Given task:
Using the listing below, output only the lines from the one that contains "Reproduce this chart with matplotlib." through the one that contains "import numpy as np", inclusive, exactly as given and without images.

Part of a data file:
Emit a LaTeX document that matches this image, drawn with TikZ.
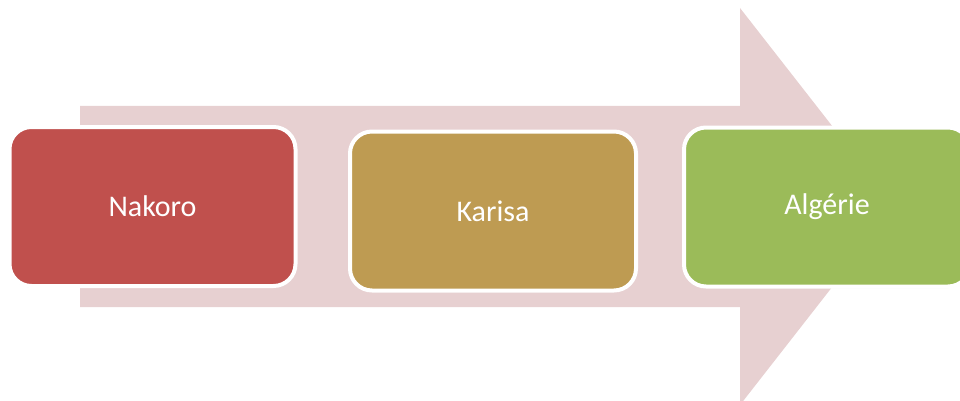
\documentclass[tikz,border=0pt]{standalone}
\usepackage{fontspec}
\setmainfont{Carlito}
\usetikzlibrary{positioning,shadows}

\definecolor{arrowpink}{RGB}{231,208,209}
\definecolor{boxred}{RGB}{192,80,77}
\definecolor{boxgold}{RGB}{190,155,82}
\definecolor{boxgreen}{RGB}{155,187,89}

\begin{document}
\begin{tikzpicture}[x=1pt,y=-1pt]

\pgfmathsetmacro{\bodytop}{106}
\pgfmathsetmacro{\bodybot}{307}
\pgfmathsetmacro{\headx}{740}
\pgfmathsetmacro{\tipx}{895}

\tikzset{stagebox/.style={draw=white, line width=4pt, rounded corners=22pt,
			minimum width=286pt, minimum height=159pt,
			text=white, font=\fontsize{30}{34}\selectfont,
			drop shadow={opacity=.25,shadow xshift=0pt,shadow yshift=-1.5pt}}}

\useasboundingbox (0,0) rectangle (960,401);
\clip (0,0) rectangle (960,401);

% ARROW
\fill[arrowpink] (80,\bodytop) -- (\headx,\bodytop) -- (\headx,8) -- (\tipx,206.5)
	-- (\headx,405) -- (\headx,\bodybot) -- (80,\bodybot) -- cycle;

% BOXES
\node(nakoro)[stagebox, fill=boxred]   at (152.5,206.5) {Nakoro};
\node(karisa)[stagebox, fill=boxgold]  at (493,211)     {Karisa};
\node(algerie)[stagebox, fill=boxgreen] at (827,207)    {Algérie};

\end{tikzpicture}
\end{document}
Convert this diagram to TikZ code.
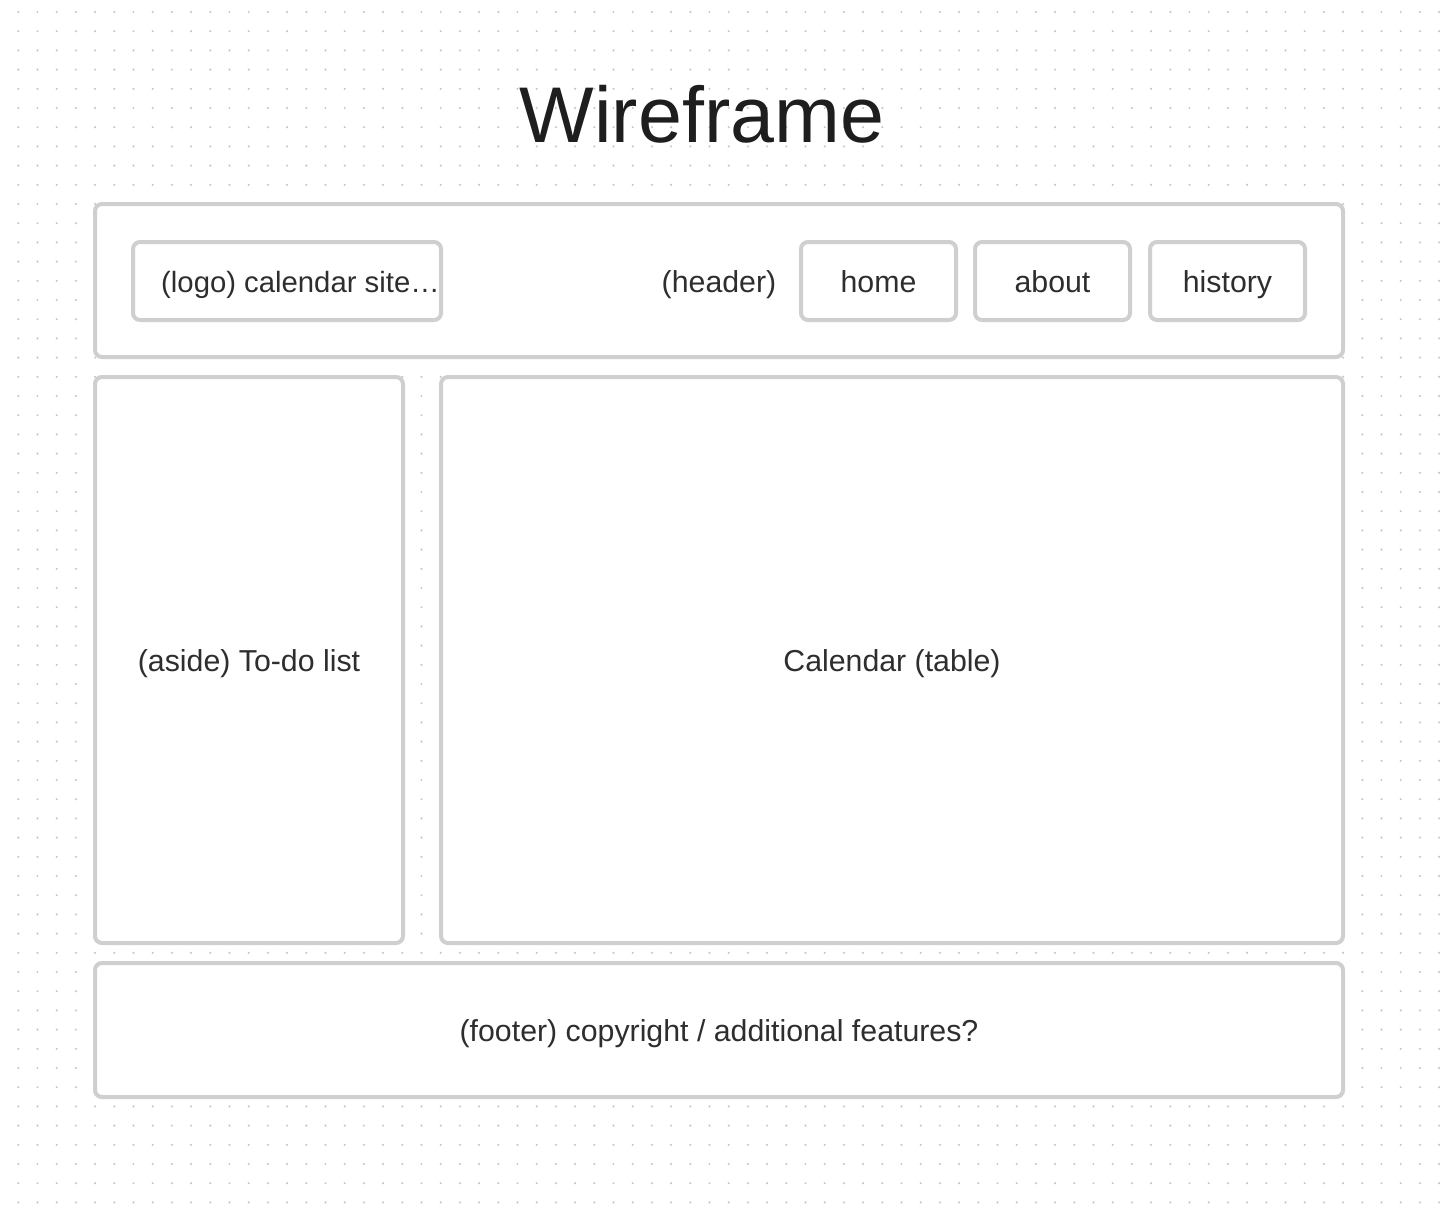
\documentclass[tikz,border=0pt]{standalone}
\usepackage{fontspec}
\setmainfont{Liberation Sans}
\definecolor{boxgray}{HTML}{CFCFCF}
\definecolor{labelgray}{HTML}{2E2E2E}
\definecolor{titlegray}{HTML}{1E1E1E}
\definecolor{dotgray}{HTML}{C8C8C8}
\begin{document}
\begin{tikzpicture}[x=1pt,y=-1pt,
  panel/.style={draw=boxgray, line width=4pt, rounded corners=7pt, fill=white,
    rectangle, inner sep=0pt, anchor=center, text=labelgray,
    text height=23pt, text depth=1pt,
    font=\fontsize{30.3}{35}\selectfont},
  label/.style={text=labelgray, font=\fontsize{30.3}{35}\selectfont, inner sep=0pt}]
\useasboundingbox (0,0) rectangle (1448,1208);
\fill[white] (0,0) rectangle (1448,1208);
% dotted canvas grid
\foreach \i in {0,...,74}{
  \foreach \j in {0,...,62}{
    \fill[dotgray] (18.3+19.2*\i, 12+19.2*\j) circle (1.2pt);
  }
}
% title
\node[text=titlegray, font=\fontsize{79}{90}\selectfont, inner sep=0pt, anchor=base]
  (title) at (702,142) {Wireframe};
% header bar with logo and navigation
\node[panel, minimum width=1248pt, minimum height=153pt] (header) at (719,280.5) {};
\node[panel, minimum width=308pt, minimum height=78pt] (logo) at (287,281) {};
\node[label, anchor=base west, font=\fontsize{29.3}{35}\selectfont] (logotext) at (161,292) {(logo) calendar site…};
\node[label, anchor=base] (headertext) at (719,292) {(header)};
\node[panel, minimum width=155pt, minimum height=78pt] (home) at (878.5,281) {home};
\node[panel, minimum width=155pt, minimum height=78pt] (about) at (1052.5,281) {about};
\node[panel, minimum width=155pt, minimum height=78pt] (history) at (1227.5,281) {history};
% main content
\node[panel, minimum width=308pt, minimum height=566pt] (aside) at (249,660) {(aside) To-do list};
\node[panel, minimum width=902pt, minimum height=566pt] (calendar) at (892,660) {Calendar (table)};
% footer
\node[panel, minimum width=1248pt, minimum height=134pt] (footer) at (719,1030) {(footer) copyright / additional features?};
\end{tikzpicture}
\end{document}
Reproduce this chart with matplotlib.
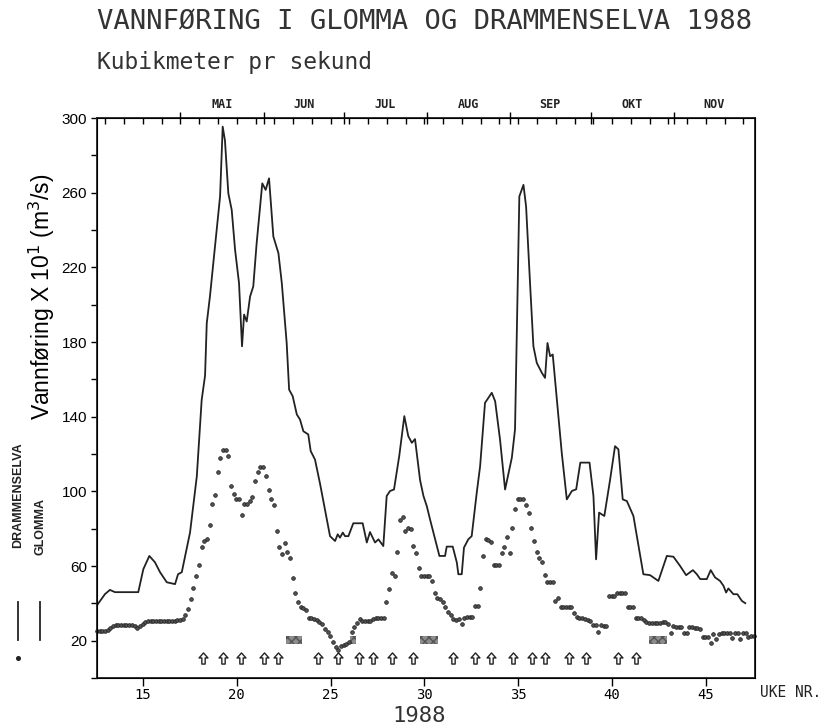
import matplotlib
matplotlib.use("Agg")
import matplotlib.pyplot as plt
from matplotlib.lines import Line2D
from matplotlib.path import Path
import numpy as np

# Glomma: traced vertices (week number, flow x10 m3/s)
glomma_week = [12.53, 12.98, 13.24, 13.51, 14.75, 15.02, 15.34, 15.64, 15.91, 16.27, 16.71, 16.87, 17.07,
               17.51, 17.87, 18.13, 18.31, 18.40, 18.57, 18.89, 19.11, 19.25, 19.37, 19.55, 19.73, 19.91,
               20.12, 20.28, 20.39, 20.53, 20.71, 20.88, 21.06, 21.36, 21.54, 21.72, 21.95, 22.22, 22.40,
               22.66, 22.79, 22.98, 23.20, 23.37, 23.55, 23.81, 23.94, 24.17, 24.44, 24.80, 24.97, 25.24,
               25.38, 25.50, 25.65, 25.77, 25.95, 26.21, 26.71, 26.93, 27.10, 27.37, 27.55, 27.81, 27.99,
               28.17, 28.38, 28.66, 28.93, 29.14, 29.33, 29.50, 29.77, 29.95, 30.13, 30.30, 30.48, 30.80,
               31.10, 31.19, 31.51, 31.73, 31.81, 31.99, 32.11, 32.34, 32.52, 32.79, 32.97, 33.23, 33.59,
               33.77, 34.03, 34.30, 34.66, 34.83, 35.06, 35.28, 35.42, 35.63, 35.81, 35.99, 36.26, 36.43,
               36.56, 36.70, 36.84, 37.06, 37.32, 37.59, 37.86, 38.09, 38.31, 38.80, 39.01, 39.15, 39.31,
               39.45, 39.59, 39.90, 40.16, 40.34, 40.57, 40.79, 41.14, 41.35, 41.67, 42.03, 42.47, 42.74,
               42.92, 43.27, 43.63, 43.95, 44.31, 44.52, 44.70, 45.05, 45.26, 45.49, 45.76, 45.94, 46.08,
               46.20, 46.47, 46.68, 46.92, 47.10]
glomma_flow = [38.7, 45, 47.2, 46, 46, 58.3, 65.4, 62, 56.7, 51.3, 50.3, 55.6, 56.7,
               78, 108, 149, 162, 190, 204.4, 236.5, 258, 295.4, 288, 259.7, 250.8, 229.4,
               211.6, 177.7, 194.7, 191, 204.4, 209.8, 233, 265, 261.5, 267.7, 236.5, 227.6, 211.6,
               179.5, 154.5, 151, 141.2, 138.5, 132.2, 130.5, 121.6, 117, 104, 85, 76, 73.4,
               77, 75.2, 77.9, 76, 76, 82.9, 82.9, 72.6, 78.2, 72.6, 74.3, 70.7, 97.5,
               100.2, 101, 119, 140.3, 129.6, 126, 128, 106, 97.5, 92, 85, 78, 65.4,
               65.4, 70.4, 70.4, 61.8, 55.6, 55.6, 69.9, 74.3, 76, 99.3, 113.5, 147.4, 152.8,
               148.3, 127.8, 101, 118, 133.2, 258, 264.2, 252.6, 211.6, 177.7, 168.8, 163.5, 160.8,
               179.5, 172.4, 173.3, 149.2, 120.7, 95.7, 100.2, 101.1, 115.4, 115.4, 97.5, 63.6, 88.6,
               87.7, 86.8, 106.4, 124.2, 122.5, 95.7, 94.8, 86.8, 74.3, 55.6, 55.1, 52.0, 60,
               65.4, 65, 60, 55.1, 57.8, 55.6, 53, 53, 57.8, 53.9, 52, 49.4, 45.8,
               48, 44.9, 44.9, 41.3, 40.1]

# Drammenselva: daily values starting at week 12.55
drammen_start = 12.55
drammen_flow = [25, 25, 25, 25, 25.8, 26.8, 27.7, 28.3, 28.5, 28.5, 28.5, 28.5, 28.5, 28.5, 28, 26.6,
                27.8, 29, 30, 30.6, 30.6, 30.6, 30.6, 30.6, 30.8, 30.8, 30.3, 30.3, 30.3, 30.3, 31.2, 31.2,
                31.6, 33.7, 36.9, 42.6, 48.1, 54.4, 60.4, 70.4, 73.4, 74.3, 82, 93, 98, 110.5, 118, 122,
                122, 118.9, 102.8, 98.4, 96, 95.7, 87.3, 93, 93, 94.8, 97.2, 105.5, 110.5, 113, 113,
                108.2, 100.5, 95.7, 92.9, 78.6, 70.4, 66.3, 72.6, 67.6, 64.5, 53.5, 45.5, 40.5, 38.3,
                37.3, 36.6, 32.4, 32.1, 31.6, 31, 30.1, 28.9, 26.2, 24.4, 22.3, 19.5, 16.4, 15.2, 17.3,
                17.7, 18.2, 19.4, 24.4, 27.1, 29.4, 31.6, 30.7, 30.7, 30.7, 30.7, 31.6, 32.4, 32.4,
                32.4, 32.4, 40.8, 47.6, 56.5, 54.7, 67.6, 84.7, 86, 78.6, 80.6, 79.7, 70.7, 66.8, 58.8,
                54.7, 54.7, 54.7, 54.7, 52, 45.8, 42.8, 42.2, 40.8, 37.8, 35.5, 33.7, 31.6, 31.2, 31.6,
                28.9, 32.1, 32.8, 32.8, 32.8, 38.7, 38.7, 48, 65.4, 74.3, 74, 73.1, 60.4, 60.4, 60.4,
                66.8, 70.4, 75.8, 66.8, 80.6, 90.4, 95.7, 95.7, 95.7, 92.5, 88.2, 80.4, 73.4, 67.7,
                64.5, 62.4, 55.2, 51.7, 51.7, 51.7, 41, 42.8, 38.3, 38.3, 38.3, 38.3, 38.3, 35, 32.8,
                32.4, 31.9, 31.6, 31.2, 30.3, 28.5, 28.5, 24.4, 28.3, 28, 28, 43.7, 43.7, 44, 45.3,
                45.3, 45.3, 45.3, 37.8, 37.8, 37.8, 32.4, 32.4, 31.9, 31.2, 30.1, 29.4, 29.4, 29.4,
                29.4, 29.4, 29.8, 30.1, 28.9, 23.9, 28, 27.4, 27.1, 27.1, 24.1, 24.1, 27.4, 27.1, 26.7,
                26.6, 26.2, 22.1, 22.1, 22.1, 18.7, 23.5, 20.9, 23.5, 23.9, 23.9, 23.9, 23.9, 21.7,
                23.9, 23.9, 20.9, 23.9, 23.9, 22.1, 22.6, 22.6]

# arrow markers (weeks) and shaded blocks (start/end weeks)
arrow_weeks = [18.19, 19.29, 20.24, 21.45, 22.18, 24.35, 25.37, 26.53, 27.26, 28.26, 29.37,
               31.52, 32.68, 33.55, 34.71, 35.72, 36.43, 37.73, 38.62, 40.31, 41.29]
block_start = [22.65, 26.01, 29.74, 41.98]
block_end = [23.50, 26.38, 30.70, 42.94]

months = ["MAI", "JUN", "JUL", "AUG", "SEP", "OKT", "NOV"]
month_start_doy = [122, 153, 183, 214, 245, 275, 306, 336]

mono = "DejaVu Sans Mono"
ink = "#222222"

fig = plt.figure(figsize=(8.25, 7.25), dpi=100)
ax = fig.add_axes([0.1171, 0.0648, 0.7976, 0.7724])

ax.plot(glomma_week, glomma_flow, color=ink, lw=1.3)
dx = drammen_start + np.arange(len(drammen_flow)) / 7.0
ax.plot(dx, drammen_flow, ls="none", marker="o", ms=2.6, mfc="#555555", mec=ink, mew=0.6, clip_on=False)

arrow = Path([(0, 1), (-0.8, 0.1), (-0.3, 0.1), (-0.3, -1), (0.3, -1), (0.3, 0.1), (0.8, 0.1), (0, 1)],
             [Path.MOVETO] + [Path.LINETO] * 6 + [Path.CLOSEPOLY])
ax.plot(arrow_weeks, [10.7] * len(arrow_weeks), ls="none", marker=arrow, ms=8,
        mfc="white", mec=ink, mew=1.0)

widths = [e - s for s, e in zip(block_start, block_end)]
ax.bar(block_start, 4.3, width=widths, bottom=18.2, align="edge", color="#8c8c8c",
       edgecolor="#555555", hatch="xxxx", linewidth=0)

ax.set_xlim(12.53, 47.6)
ax.set_ylim(0, 300)

# bottom axis: week numbers
ax.set_xticks([15, 20, 25, 30, 35, 40, 45])
ax.tick_params(axis="x", direction="out", length=6, width=1, pad=1.5, labelsize=10)
for lab in ax.get_xticklabels():
    lab.set_family(mono)
# left axis
ax.set_yticks(np.arange(20, 301, 40))
ax.set_yticks(np.arange(0, 301, 20), minor=True)
ax.tick_params(axis="y", which="both", direction="out", length=4, width=1, labelsize=11, pad=3)
for lab in ax.get_yticklabels():
    lab.set_family("Liberation Sans")
for s in ax.spines.values():
    s.set_linewidth(1.3)
    s.set_color(ink)

# top axis: weeks and month boundaries
top = ax.twiny()
top.set_xlim(ax.get_xlim())
bounds = [(d - 3) / 7.0 for d in month_start_doy]
top.set_xticks(bounds[:-1])
top.set_xticklabels([])
top.set_xticks(np.arange(13, 48), minor=True)
top.tick_params(axis="x", which="major", direction="inout", length=9, width=1)
top.tick_params(axis="x", which="minor", direction="in", length=4, width=1)
for m, a, b in zip(months, bounds[:-1], bounds[1:]):
    ax.text((a + b) / 2, 1.013, m, transform=ax.get_xaxis_transform(), ha="center", va="bottom",
            fontsize=8.5, family=mono, fontweight="bold", color=ink)

ax.set_ylabel("Vannføring X 10$^1$ (m$^3$/s)", fontsize=16.5, family="Liberation Sans")
ax.yaxis.set_label_coords(-0.06, 0.68)
ax.text(1.008, -0.012, "UKE NR.", transform=ax.transAxes, ha="left", va="top",
        fontsize=10.5, family=mono, color=ink)
ax.text(0.49, -0.068, "1988", transform=ax.transAxes, ha="center", va="center",
        fontsize=16, family=mono, color="#333333")

fig.text(0.117, 0.9697, "VANNFØRING I GLOMMA OG DRAMMENSELVA 1988", ha="left", va="center",
         fontsize=19.6, family=mono, color="#333333")
fig.text(0.117, 0.914, "Kubikmeter pr sekund", ha="left", va="center",
         fontsize=16.5, family=mono, color="#333333")

# legend at left edge (figure pixel positions)
W, H = 825.0, 725.0
fig.text(18 / W, 1 - 548 / H, "DRAMMENSELVA", rotation=90, ha="center", va="bottom",
         fontsize=9, family="Liberation Sans", fontweight="bold", color=ink)
fig.text(40 / W, 1 - 555 / H, "GLOMMA", rotation=90, ha="center", va="bottom",
         fontsize=9, family="Liberation Sans", fontweight="bold", color=ink)
for x in (18, 40):
    fig.add_artist(Line2D([x / W, x / W], [1 - 602 / H, 1 - 640 / H], color=ink, lw=1.3,
                          transform=fig.transFigure))
fig.add_artist(Line2D([18 / W], [1 - 658 / H], marker="o", ms=2.6, color=ink, transform=fig.transFigure))

fig.savefig("out.png", dpi=100, facecolor="white")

Final result:
Reproduce this chart with matplotlib.
import matplotlib
matplotlib.use("Agg")
import matplotlib.pyplot as plt
from matplotlib.lines import Line2D
from matplotlib.path import Path
import numpy as np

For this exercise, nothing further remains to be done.